• [Stated problem]: Take the material below and retype it in full; pictures are left out.

• [Data shown]:
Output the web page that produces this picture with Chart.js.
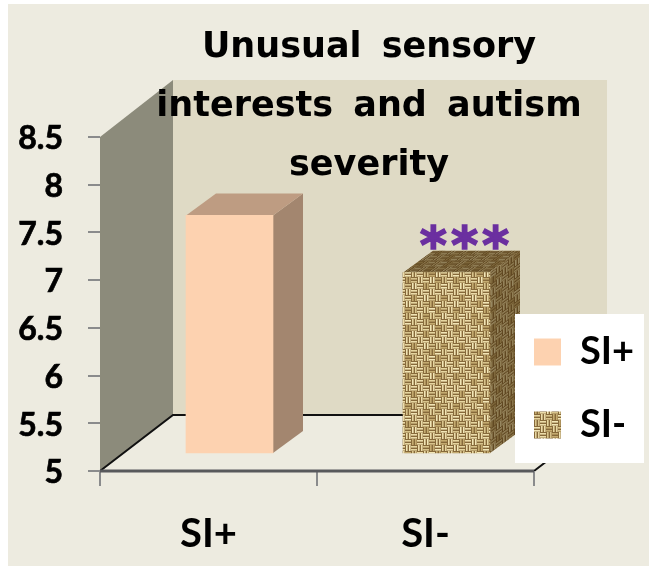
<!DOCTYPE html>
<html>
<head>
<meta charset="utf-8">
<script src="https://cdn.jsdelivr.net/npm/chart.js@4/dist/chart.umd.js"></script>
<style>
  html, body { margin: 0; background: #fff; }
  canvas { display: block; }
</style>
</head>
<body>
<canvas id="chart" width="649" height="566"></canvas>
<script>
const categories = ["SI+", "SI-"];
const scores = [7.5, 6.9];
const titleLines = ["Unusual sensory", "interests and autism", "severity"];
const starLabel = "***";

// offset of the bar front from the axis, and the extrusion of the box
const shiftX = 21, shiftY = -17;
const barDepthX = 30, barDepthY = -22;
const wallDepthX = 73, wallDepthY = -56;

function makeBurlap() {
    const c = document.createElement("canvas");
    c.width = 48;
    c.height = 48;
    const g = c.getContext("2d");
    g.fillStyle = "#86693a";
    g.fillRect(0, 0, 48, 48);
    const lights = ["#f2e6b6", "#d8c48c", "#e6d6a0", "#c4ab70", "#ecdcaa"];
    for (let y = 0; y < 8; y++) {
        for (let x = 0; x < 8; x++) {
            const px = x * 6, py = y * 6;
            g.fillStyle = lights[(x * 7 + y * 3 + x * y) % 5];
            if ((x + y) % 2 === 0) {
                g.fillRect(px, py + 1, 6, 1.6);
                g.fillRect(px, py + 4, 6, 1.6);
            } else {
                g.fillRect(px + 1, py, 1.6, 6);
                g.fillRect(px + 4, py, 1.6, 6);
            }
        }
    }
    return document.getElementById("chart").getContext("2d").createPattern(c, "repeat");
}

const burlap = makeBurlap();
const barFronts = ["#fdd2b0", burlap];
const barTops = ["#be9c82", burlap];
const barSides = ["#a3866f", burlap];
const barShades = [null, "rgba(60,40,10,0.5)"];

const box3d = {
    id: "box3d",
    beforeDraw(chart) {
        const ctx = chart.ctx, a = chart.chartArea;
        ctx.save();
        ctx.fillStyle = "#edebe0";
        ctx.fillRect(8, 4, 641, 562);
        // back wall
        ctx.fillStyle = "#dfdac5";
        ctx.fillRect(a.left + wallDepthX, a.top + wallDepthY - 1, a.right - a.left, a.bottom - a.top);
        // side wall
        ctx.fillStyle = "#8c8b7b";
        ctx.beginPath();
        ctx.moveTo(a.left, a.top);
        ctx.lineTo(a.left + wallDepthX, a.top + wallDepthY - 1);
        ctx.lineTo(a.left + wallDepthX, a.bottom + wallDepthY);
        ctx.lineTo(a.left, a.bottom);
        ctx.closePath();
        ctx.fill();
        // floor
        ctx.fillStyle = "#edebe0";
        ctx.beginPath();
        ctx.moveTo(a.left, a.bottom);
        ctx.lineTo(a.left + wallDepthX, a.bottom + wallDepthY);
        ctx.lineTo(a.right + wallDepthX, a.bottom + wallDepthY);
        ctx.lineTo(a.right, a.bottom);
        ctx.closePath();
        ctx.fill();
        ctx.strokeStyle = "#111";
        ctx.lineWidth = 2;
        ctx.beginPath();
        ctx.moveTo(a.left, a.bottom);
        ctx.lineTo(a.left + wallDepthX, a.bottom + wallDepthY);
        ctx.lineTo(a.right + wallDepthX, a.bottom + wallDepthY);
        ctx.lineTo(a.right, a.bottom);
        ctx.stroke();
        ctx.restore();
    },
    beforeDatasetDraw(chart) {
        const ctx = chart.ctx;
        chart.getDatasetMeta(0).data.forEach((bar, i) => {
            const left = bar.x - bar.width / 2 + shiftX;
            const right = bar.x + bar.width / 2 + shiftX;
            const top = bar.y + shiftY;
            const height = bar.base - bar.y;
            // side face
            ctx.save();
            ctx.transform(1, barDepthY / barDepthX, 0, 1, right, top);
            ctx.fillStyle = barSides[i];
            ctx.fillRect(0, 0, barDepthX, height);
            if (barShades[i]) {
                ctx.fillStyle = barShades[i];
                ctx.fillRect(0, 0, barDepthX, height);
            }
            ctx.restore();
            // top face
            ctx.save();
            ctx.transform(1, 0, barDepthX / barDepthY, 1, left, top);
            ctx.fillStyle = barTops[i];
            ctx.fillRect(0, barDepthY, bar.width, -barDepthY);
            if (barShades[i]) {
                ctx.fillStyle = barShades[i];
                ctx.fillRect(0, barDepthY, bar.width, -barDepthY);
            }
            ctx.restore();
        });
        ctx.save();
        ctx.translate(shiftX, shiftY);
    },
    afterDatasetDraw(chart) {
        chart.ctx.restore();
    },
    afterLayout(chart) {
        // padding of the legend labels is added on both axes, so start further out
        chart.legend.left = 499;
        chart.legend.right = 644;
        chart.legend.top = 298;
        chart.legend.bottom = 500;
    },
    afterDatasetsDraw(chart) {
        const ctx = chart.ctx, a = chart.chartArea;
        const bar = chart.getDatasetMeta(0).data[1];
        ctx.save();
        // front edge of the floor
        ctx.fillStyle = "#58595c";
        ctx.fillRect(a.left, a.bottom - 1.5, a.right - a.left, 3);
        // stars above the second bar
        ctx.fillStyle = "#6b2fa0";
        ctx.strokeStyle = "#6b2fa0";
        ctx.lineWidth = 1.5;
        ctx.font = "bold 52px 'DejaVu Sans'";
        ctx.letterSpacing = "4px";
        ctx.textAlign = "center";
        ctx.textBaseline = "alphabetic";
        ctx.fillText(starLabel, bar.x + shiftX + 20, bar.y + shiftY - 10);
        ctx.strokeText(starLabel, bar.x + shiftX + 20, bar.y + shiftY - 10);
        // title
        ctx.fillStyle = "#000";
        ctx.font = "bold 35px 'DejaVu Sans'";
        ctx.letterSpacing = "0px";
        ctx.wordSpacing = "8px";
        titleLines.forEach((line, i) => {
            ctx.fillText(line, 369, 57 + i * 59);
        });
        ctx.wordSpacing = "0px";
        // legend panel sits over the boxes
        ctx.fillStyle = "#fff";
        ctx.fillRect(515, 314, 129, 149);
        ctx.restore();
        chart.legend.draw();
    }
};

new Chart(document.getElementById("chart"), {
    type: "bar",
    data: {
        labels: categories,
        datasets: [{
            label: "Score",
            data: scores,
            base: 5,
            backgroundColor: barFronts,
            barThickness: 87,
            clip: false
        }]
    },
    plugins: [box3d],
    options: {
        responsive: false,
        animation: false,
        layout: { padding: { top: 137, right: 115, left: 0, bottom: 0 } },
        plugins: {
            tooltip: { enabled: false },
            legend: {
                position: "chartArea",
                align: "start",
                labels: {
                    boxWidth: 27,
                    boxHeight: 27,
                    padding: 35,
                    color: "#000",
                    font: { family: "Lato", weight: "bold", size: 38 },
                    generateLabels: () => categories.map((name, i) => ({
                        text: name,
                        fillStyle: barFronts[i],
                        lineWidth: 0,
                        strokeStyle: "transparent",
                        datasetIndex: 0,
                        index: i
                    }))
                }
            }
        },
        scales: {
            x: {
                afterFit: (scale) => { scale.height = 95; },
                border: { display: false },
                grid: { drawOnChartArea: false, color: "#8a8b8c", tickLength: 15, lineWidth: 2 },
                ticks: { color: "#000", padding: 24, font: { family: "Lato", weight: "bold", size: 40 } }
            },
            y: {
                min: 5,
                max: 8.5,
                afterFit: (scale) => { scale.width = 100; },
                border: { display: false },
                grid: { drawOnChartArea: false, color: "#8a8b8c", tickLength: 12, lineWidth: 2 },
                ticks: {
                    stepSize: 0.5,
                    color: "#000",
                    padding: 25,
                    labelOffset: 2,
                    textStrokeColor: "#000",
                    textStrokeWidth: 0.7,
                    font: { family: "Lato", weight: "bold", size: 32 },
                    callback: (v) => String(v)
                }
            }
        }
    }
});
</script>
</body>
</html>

• [Solution to this task]:
Output the web page that produces this picture with Chart.js.
<!DOCTYPE html>
<html>
<head>
<meta charset="utf-8">
<script src="https://cdn.jsdelivr.net/npm/chart.js@4/dist/chart.umd.js"></script>
<style>
  html, body { margin: 0; background: #fff; }
  canvas { display: block; }
</style>
</head>
<body>
<canvas id="chart" width="649" height="566"></canvas>
<script>
const categories = ["SI+", "SI-"];
const scores = [7.5, 6.9];
const titleLines = ["Unusual sensory", "interests and autism", "severity"];
const starLabel = "***";

// offset of the bar front from the axis, and the extrusion of the box
const shiftX = 21, shiftY = -17;
const barDepthX = 30, barDepthY = -22;
const wallDepthX = 73, wallDepthY = -56;

function makeBurlap() {
    const c = document.createElement("canvas");
    c.width = 48;
    c.height = 48;
    const g = c.getContext("2d");
    g.fillStyle = "#86693a";
    g.fillRect(0, 0, 48, 48);
    const lights = ["#f2e6b6", "#d8c48c", "#e6d6a0", "#c4ab70", "#ecdcaa"];
    for (let y = 0; y < 8; y++) {
        for (let x = 0; x < 8; x++) {
            const px = x * 6, py = y * 6;
            g.fillStyle = lights[(x * 7 + y * 3 + x * y) % 5];
            if ((x + y) % 2 === 0) {
                g.fillRect(px, py + 1, 6, 1.6);
                g.fillRect(px, py + 4, 6, 1.6);
            } else {
                g.fillRect(px + 1, py, 1.6, 6);
                g.fillRect(px + 4, py, 1.6, 6);
            }
        }
    }
    return document.getElementById("chart").getContext("2d").createPattern(c, "repeat");
}

const burlap = makeBurlap();
const barFronts = ["#fdd2b0", burlap];
const barTops = ["#be9c82", burlap];
const barSides = ["#a3866f", burlap];
const barShades = [null, "rgba(60,40,10,0.5)"];

const box3d = {
    id: "box3d",
    beforeDraw(chart) {
        const ctx = chart.ctx, a = chart.chartArea;
        ctx.save();
        ctx.fillStyle = "#edebe0";
        ctx.fillRect(8, 4, 641, 562);
        // back wall
        ctx.fillStyle = "#dfdac5";
        ctx.fillRect(a.left + wallDepthX, a.top + wallDepthY - 1, a.right - a.left, a.bottom - a.top);
        // side wall
        ctx.fillStyle = "#8c8b7b";
        ctx.beginPath();
        ctx.moveTo(a.left, a.top);
        ctx.lineTo(a.left + wallDepthX, a.top + wallDepthY - 1);
        ctx.lineTo(a.left + wallDepthX, a.bottom + wallDepthY);
        ctx.lineTo(a.left, a.bottom);
        ctx.closePath();
        ctx.fill();
        // floor
        ctx.fillStyle = "#edebe0";
        ctx.beginPath();
        ctx.moveTo(a.left, a.bottom);
        ctx.lineTo(a.left + wallDepthX, a.bottom + wallDepthY);
        ctx.lineTo(a.right + wallDepthX, a.bottom + wallDepthY);
        ctx.lineTo(a.right, a.bottom);
        ctx.closePath();
        ctx.fill();
        ctx.strokeStyle = "#111";
        ctx.lineWidth = 2;
        ctx.beginPath();
        ctx.moveTo(a.left, a.bottom);
        ctx.lineTo(a.left + wallDepthX, a.bottom + wallDepthY);
        ctx.lineTo(a.right + wallDepthX, a.bottom + wallDepthY);
        ctx.lineTo(a.right, a.bottom);
        ctx.stroke();
        ctx.restore();
    },
    beforeDatasetDraw(chart) {
        const ctx = chart.ctx;
        chart.getDatasetMeta(0).data.forEach((bar, i) => {
            const left = bar.x - bar.width / 2 + shiftX;
            const right = bar.x + bar.width / 2 + shiftX;
            const top = bar.y + shiftY;
            const height = bar.base - bar.y;
            // side face
            ctx.save();
            ctx.transform(1, barDepthY / barDepthX, 0, 1, right, top);
            ctx.fillStyle = barSides[i];
            ctx.fillRect(0, 0, barDepthX, height);
            if (barShades[i]) {
                ctx.fillStyle = barShades[i];
                ctx.fillRect(0, 0, barDepthX, height);
            }
            ctx.restore();
            // top face
            ctx.save();
            ctx.transform(1, 0, barDepthX / barDepthY, 1, left, top);
            ctx.fillStyle = barTops[i];
            ctx.fillRect(0, barDepthY, bar.width, -barDepthY);
            if (barShades[i]) {
                ctx.fillStyle = barShades[i];
                ctx.fillRect(0, barDepthY, bar.width, -barDepthY);
            }
            ctx.restore();
        });
        ctx.save();
        ctx.translate(shiftX, shiftY);
    },
    afterDatasetDraw(chart) {
        chart.ctx.restore();
    },
    afterLayout(chart) {
        // padding of the legend labels is added on both axes, so start further out
        chart.legend.left = 499;
        chart.legend.right = 644;
        chart.legend.top = 298;
        chart.legend.bottom = 500;
    },
    afterDatasetsDraw(chart) {
        const ctx = chart.ctx, a = chart.chartArea;
        const bar = chart.getDatasetMeta(0).data[1];
        ctx.save();
        // front edge of the floor
        ctx.fillStyle = "#58595c";
        ctx.fillRect(a.left, a.bottom - 1.5, a.right - a.left, 3);
        // stars above the second bar
        ctx.fillStyle = "#6b2fa0";
        ctx.strokeStyle = "#6b2fa0";
        ctx.lineWidth = 1.5;
        ctx.font = "bold 52px 'DejaVu Sans'";
        ctx.letterSpacing = "4px";
        ctx.textAlign = "center";
        ctx.textBaseline = "alphabetic";
        ctx.fillText(starLabel, bar.x + shiftX + 20, bar.y + shiftY - 10);
        ctx.strokeText(starLabel, bar.x + shiftX + 20, bar.y + shiftY - 10);
        // title
        ctx.fillStyle = "#000";
        ctx.font = "bold 35px 'DejaVu Sans'";
        ctx.letterSpacing = "0px";
        ctx.wordSpacing = "8px";
        titleLines.forEach((line, i) => {
            ctx.fillText(line, 369, 57 + i * 59);
        });
        ctx.wordSpacing = "0px";
        // legend panel sits over the boxes
        ctx.fillStyle = "#fff";
        ctx.fillRect(515, 314, 129, 149);
        ctx.restore();
        chart.legend.draw();
    }
};

new Chart(document.getElementById("chart"), {
    type: "bar",
    data: {
        labels: categories,
        datasets: [{
            label: "Score",
            data: scores,
            base: 5,
            backgroundColor: barFronts,
            barThickness: 87,
            clip: false
        }]
    },
    plugins: [box3d],
    options: {
        responsive: false,
        animation: false,
        layout: { padding: { top: 137, right: 115, left: 0, bottom: 0 } },
        plugins: {
            tooltip: { enabled: false },
            legend: {
                position: "chartArea",
                align: "start",
                labels: {
                    boxWidth: 27,
                    boxHeight: 27,
                    padding: 35,
                    color: "#000",
                    font: { family: "Lato", weight: "bold", size: 38 },
                    generateLabels: () => categories.map((name, i) => ({
                        text: name,
                        fillStyle: barFronts[i],
                        lineWidth: 0,
                        strokeStyle: "transparent",
                        datasetIndex: 0,
                        index: i
                    }))
                }
            }
        },
        scales: {
            x: {
                afterFit: (scale) => { scale.height = 95; },
                border: { display: false },
                grid: { drawOnChartArea: false, color: "#8a8b8c", tickLength: 15, lineWidth: 2 },
                ticks: { color: "#000", padding: 24, font: { family: "Lato", weight: "bold", size: 40 } }
            },
            y: {
                min: 5,
                max: 8.5,
                afterFit: (scale) => { scale.width = 100; },
                border: { display: false },
                grid: { drawOnChartArea: false, color: "#8a8b8c", tickLength: 12, lineWidth: 2 },
                ticks: {
                    stepSize: 0.5,
                    color: "#000",
                    padding: 25,
                    labelOffset: 2,
                    textStrokeColor: "#000",
                    textStrokeWidth: 0.7,
                    font: { family: "Lato", weight: "bold", size: 32 },
                    callback: (v) => String(v)
                }
            }
        }
    }
});
</script>
</body>
</html>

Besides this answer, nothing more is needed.